GIVEN REQUEST -
Copy the lines of the data below exactly, starting at the first and stopping after the line that contains "1.2, 0.5, 0.1, 0];"; include no pictures.

[start SUPPLIED MATERIAL]

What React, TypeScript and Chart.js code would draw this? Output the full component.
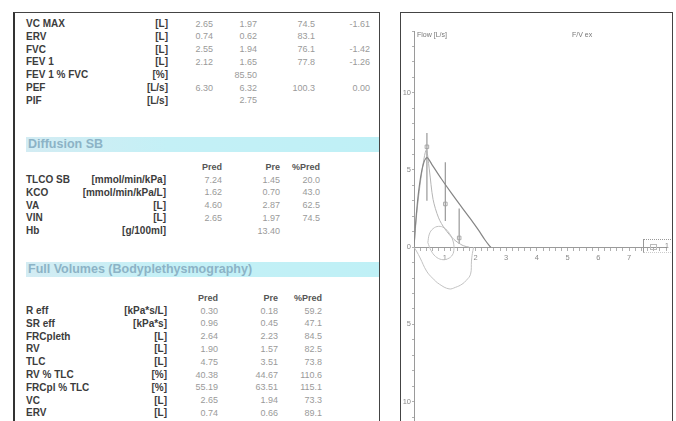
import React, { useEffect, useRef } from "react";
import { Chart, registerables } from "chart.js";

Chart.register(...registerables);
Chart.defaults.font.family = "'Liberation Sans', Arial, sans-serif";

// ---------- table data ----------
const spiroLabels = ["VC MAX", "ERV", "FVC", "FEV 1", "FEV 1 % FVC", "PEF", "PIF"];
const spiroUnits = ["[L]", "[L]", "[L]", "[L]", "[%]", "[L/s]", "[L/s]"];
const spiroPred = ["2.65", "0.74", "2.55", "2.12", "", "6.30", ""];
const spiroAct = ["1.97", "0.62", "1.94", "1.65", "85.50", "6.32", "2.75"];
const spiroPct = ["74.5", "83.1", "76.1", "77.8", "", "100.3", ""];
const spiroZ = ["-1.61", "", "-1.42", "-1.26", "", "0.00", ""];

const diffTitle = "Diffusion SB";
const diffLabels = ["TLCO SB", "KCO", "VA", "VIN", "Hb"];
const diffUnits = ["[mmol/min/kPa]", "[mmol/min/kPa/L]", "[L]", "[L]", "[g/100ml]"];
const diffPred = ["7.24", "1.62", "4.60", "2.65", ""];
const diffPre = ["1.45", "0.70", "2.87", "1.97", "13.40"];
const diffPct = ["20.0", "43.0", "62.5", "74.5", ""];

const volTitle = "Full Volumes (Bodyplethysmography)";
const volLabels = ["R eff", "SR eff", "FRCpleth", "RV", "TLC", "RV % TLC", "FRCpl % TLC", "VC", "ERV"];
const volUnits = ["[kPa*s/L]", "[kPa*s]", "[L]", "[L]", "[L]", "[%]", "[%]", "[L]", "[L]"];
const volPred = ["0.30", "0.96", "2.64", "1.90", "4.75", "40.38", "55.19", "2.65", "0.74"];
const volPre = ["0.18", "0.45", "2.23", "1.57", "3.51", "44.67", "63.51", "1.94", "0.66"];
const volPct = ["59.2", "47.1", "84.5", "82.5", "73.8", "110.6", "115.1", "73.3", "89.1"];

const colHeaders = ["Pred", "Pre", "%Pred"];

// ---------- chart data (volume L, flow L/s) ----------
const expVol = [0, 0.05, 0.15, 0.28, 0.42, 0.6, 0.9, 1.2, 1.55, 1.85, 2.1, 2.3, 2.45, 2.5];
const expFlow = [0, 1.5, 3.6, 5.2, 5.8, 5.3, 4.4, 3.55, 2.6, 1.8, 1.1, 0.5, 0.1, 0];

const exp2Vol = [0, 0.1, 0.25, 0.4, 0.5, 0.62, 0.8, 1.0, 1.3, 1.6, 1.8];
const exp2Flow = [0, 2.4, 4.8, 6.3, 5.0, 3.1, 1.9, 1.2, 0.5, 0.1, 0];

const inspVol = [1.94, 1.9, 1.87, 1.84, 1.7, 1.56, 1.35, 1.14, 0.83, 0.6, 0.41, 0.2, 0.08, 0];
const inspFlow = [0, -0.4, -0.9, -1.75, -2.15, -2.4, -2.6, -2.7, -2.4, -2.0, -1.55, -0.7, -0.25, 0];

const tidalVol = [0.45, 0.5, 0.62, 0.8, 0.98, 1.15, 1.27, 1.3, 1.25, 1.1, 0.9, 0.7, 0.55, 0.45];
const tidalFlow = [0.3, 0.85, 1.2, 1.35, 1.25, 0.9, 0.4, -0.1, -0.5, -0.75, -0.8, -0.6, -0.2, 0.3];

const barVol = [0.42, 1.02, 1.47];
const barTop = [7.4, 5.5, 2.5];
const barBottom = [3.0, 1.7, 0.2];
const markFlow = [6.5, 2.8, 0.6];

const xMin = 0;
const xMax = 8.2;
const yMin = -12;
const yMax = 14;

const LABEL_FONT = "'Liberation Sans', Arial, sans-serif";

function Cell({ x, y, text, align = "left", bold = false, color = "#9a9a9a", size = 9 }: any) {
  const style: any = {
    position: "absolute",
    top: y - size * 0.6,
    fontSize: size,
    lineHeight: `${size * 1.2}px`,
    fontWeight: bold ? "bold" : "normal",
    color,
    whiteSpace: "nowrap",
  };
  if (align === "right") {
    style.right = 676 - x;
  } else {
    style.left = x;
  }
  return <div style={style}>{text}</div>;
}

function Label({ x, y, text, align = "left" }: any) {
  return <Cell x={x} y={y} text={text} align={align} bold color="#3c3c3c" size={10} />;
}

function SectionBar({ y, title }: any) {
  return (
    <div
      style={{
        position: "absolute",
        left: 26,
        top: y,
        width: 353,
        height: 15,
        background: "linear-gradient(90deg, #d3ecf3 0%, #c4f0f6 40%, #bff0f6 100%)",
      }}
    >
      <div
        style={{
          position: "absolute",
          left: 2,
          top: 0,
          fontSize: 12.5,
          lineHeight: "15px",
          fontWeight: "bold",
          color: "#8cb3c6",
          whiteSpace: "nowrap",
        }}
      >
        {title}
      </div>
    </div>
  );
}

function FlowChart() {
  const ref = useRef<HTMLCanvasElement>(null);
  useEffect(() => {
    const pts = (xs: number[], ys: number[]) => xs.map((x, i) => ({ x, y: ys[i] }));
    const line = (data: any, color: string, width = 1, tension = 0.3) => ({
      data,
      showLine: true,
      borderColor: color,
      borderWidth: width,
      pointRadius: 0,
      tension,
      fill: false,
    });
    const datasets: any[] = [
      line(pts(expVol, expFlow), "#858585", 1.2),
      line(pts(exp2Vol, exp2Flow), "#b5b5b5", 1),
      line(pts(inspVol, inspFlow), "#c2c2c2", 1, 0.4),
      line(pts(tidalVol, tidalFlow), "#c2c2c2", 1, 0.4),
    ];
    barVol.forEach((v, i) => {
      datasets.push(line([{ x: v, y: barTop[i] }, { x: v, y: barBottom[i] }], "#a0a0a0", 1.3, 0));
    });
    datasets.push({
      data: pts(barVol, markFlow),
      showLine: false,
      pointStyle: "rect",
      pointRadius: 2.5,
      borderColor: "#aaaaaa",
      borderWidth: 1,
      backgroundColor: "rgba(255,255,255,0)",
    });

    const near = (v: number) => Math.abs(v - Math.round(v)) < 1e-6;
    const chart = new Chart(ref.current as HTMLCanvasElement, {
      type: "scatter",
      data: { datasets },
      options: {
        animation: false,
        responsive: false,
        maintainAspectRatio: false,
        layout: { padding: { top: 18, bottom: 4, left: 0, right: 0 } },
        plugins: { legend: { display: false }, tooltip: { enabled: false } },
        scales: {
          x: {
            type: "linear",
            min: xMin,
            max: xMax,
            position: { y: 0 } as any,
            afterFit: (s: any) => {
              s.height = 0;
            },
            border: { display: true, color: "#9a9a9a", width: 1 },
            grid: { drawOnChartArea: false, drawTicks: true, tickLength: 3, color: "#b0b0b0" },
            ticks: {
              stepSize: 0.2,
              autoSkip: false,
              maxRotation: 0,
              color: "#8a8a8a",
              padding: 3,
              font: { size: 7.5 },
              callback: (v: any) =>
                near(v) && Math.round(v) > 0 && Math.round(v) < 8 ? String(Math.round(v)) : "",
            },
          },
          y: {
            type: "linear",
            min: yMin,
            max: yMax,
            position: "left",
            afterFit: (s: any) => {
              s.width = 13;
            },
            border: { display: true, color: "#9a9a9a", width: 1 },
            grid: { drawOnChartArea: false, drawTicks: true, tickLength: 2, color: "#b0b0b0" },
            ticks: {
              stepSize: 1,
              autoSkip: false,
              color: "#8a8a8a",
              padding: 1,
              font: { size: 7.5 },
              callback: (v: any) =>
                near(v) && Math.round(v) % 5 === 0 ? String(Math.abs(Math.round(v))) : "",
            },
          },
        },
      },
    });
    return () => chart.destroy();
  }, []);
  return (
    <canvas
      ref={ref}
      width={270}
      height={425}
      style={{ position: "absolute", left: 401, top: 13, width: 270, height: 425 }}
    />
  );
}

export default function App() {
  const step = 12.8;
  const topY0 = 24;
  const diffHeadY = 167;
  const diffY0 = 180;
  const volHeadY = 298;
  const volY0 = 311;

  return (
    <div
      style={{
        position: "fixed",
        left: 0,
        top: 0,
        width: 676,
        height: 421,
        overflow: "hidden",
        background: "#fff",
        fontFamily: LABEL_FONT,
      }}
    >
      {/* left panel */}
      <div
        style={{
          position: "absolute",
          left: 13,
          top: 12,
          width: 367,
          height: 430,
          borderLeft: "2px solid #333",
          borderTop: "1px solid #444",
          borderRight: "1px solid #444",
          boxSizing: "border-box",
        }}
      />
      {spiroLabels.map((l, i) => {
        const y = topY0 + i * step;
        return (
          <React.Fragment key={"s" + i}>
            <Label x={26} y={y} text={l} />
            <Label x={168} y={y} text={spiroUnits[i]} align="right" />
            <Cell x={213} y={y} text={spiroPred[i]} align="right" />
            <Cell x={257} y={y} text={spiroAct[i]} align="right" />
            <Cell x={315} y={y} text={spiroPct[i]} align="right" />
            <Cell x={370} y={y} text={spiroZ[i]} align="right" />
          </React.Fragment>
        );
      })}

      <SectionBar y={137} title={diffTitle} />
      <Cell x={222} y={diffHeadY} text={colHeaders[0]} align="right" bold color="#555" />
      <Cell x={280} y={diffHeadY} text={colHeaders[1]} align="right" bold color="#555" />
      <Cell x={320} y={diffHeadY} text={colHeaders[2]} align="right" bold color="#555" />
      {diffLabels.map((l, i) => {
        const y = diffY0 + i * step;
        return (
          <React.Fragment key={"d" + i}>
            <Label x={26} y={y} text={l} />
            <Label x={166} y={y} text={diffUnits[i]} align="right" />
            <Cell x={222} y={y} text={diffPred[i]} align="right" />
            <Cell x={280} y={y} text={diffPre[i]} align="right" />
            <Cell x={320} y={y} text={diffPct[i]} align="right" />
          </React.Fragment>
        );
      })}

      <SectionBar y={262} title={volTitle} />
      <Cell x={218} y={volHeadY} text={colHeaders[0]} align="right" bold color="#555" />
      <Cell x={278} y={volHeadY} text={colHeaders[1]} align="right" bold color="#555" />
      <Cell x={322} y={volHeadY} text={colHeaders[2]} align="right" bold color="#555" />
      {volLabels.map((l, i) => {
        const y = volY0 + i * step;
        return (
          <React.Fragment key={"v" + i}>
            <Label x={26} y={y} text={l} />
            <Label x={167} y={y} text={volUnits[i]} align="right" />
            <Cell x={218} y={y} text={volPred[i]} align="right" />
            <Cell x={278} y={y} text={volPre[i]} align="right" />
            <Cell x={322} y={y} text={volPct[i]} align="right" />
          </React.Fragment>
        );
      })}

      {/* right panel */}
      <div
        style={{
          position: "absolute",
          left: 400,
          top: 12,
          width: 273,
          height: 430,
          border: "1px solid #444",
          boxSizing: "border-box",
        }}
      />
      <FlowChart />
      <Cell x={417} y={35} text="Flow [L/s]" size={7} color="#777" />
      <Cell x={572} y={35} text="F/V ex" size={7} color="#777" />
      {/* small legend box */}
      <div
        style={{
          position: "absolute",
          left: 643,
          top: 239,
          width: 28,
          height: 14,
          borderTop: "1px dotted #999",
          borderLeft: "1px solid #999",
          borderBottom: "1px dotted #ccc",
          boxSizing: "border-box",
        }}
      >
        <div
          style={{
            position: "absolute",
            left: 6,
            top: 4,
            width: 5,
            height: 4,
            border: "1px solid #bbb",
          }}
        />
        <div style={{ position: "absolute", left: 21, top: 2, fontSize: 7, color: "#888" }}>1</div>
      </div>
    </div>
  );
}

[end SUPPLIED MATERIAL]

EXPECTED OUTPUT -
What React, TypeScript and Chart.js code would draw this? Output the full component.
import React, { useEffect, useRef } from "react";
import { Chart, registerables } from "chart.js";

Chart.register(...registerables);
Chart.defaults.font.family = "'Liberation Sans', Arial, sans-serif";

// ---------- table data ----------
const spiroLabels = ["VC MAX", "ERV", "FVC", "FEV 1", "FEV 1 % FVC", "PEF", "PIF"];
const spiroUnits = ["[L]", "[L]", "[L]", "[L]", "[%]", "[L/s]", "[L/s]"];
const spiroPred = ["2.65", "0.74", "2.55", "2.12", "", "6.30", ""];
const spiroAct = ["1.97", "0.62", "1.94", "1.65", "85.50", "6.32", "2.75"];
const spiroPct = ["74.5", "83.1", "76.1", "77.8", "", "100.3", ""];
const spiroZ = ["-1.61", "", "-1.42", "-1.26", "", "0.00", ""];

const diffTitle = "Diffusion SB";
const diffLabels = ["TLCO SB", "KCO", "VA", "VIN", "Hb"];
const diffUnits = ["[mmol/min/kPa]", "[mmol/min/kPa/L]", "[L]", "[L]", "[g/100ml]"];
const diffPred = ["7.24", "1.62", "4.60", "2.65", ""];
const diffPre = ["1.45", "0.70", "2.87", "1.97", "13.40"];
const diffPct = ["20.0", "43.0", "62.5", "74.5", ""];

const volTitle = "Full Volumes (Bodyplethysmography)";
const volLabels = ["R eff", "SR eff", "FRCpleth", "RV", "TLC", "RV % TLC", "FRCpl % TLC", "VC", "ERV"];
const volUnits = ["[kPa*s/L]", "[kPa*s]", "[L]", "[L]", "[L]", "[%]", "[%]", "[L]", "[L]"];
const volPred = ["0.30", "0.96", "2.64", "1.90", "4.75", "40.38", "55.19", "2.65", "0.74"];
const volPre = ["0.18", "0.45", "2.23", "1.57", "3.51", "44.67", "63.51", "1.94", "0.66"];
const volPct = ["59.2", "47.1", "84.5", "82.5", "73.8", "110.6", "115.1", "73.3", "89.1"];

const colHeaders = ["Pred", "Pre", "%Pred"];

// ---------- chart data (volume L, flow L/s) ----------
const expVol = [0, 0.05, 0.15, 0.28, 0.42, 0.6, 0.9, 1.2, 1.55, 1.85, 2.1, 2.3, 2.45, 2.5];
const expFlow = [0, 1.5, 3.6, 5.2, 5.8, 5.3, 4.4, 3.55, 2.6, 1.8, 1.1, 0.5, 0.1, 0];

const exp2Vol = [0, 0.1, 0.25, 0.4, 0.5, 0.62, 0.8, 1.0, 1.3, 1.6, 1.8];
const exp2Flow = [0, 2.4, 4.8, 6.3, 5.0, 3.1, 1.9, 1.2, 0.5, 0.1, 0];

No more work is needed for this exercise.